TALK OF building a town center of some sort near the Owings Mills Metro station goes back as far the mid-1980s. Planning gained state interest in the late 1990s, a public proposal emerged in 2000, and construction was to begin in 2001.

That never happened, of course. The project became bogged down by a lawsuit over the terms of the original sale of the land to the state and by a change in developers.

But now there's a new developer and a settlement to that lawsuit. And the Baltimore County Council on Monday voted to move forward with a $220 million project to turn the Metro stop's 46-acre parking lot into a mixed-use "main street" of offices, stores, apartments, garages, a hotel and a library and community college branch.
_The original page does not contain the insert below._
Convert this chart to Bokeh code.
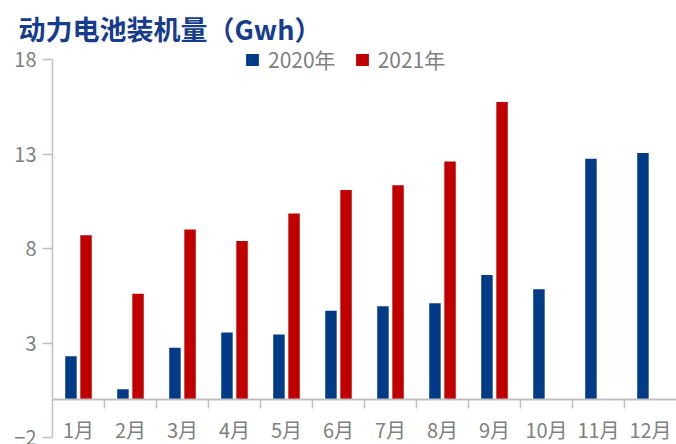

Groundbreaking for the garages could take place as soon as this year, says David S. Iannucci, the county's economic development chief. All efforts by the state and county now should be aimed at ensuring that this town center, which may take more than 10 years to build out, does not encounter any more delays.

This is a very welcome project. It is smart use of a large tract of undeveloped land, increasingly a scarce resource in the Baltimore region. If well developed, it should give a new urban-like focus to the community of Owings Mills. And it should increase Metro ridership, better leveraging significant state investments in mass transit that have not been fully used.

Owings Mills Town Center is only the latest big example of the transit-oriented developments taking hold in the Baltimore area - along with the city's west-side renewal and the remake of Odenton in Anne Arundel County.

Even as Owings Mills finally takes off, Baltimore County and state officials already are eyeing their next such project, near the MARC station in Middle River. Many other opportunities are available along this region's existing transit lines: State transportation officials say they're negotiating with developers about the Rogers Avenue Metro station and the Frederick and Laurel MARC stations, marketing the Reisterstown and State Center Metro stops, and planning with Howard County to market the Dorsey and Savage MARC stations.

Transit and higher density go hand in hand. State and local officials are wise to be aggressively seeking to build on that logic.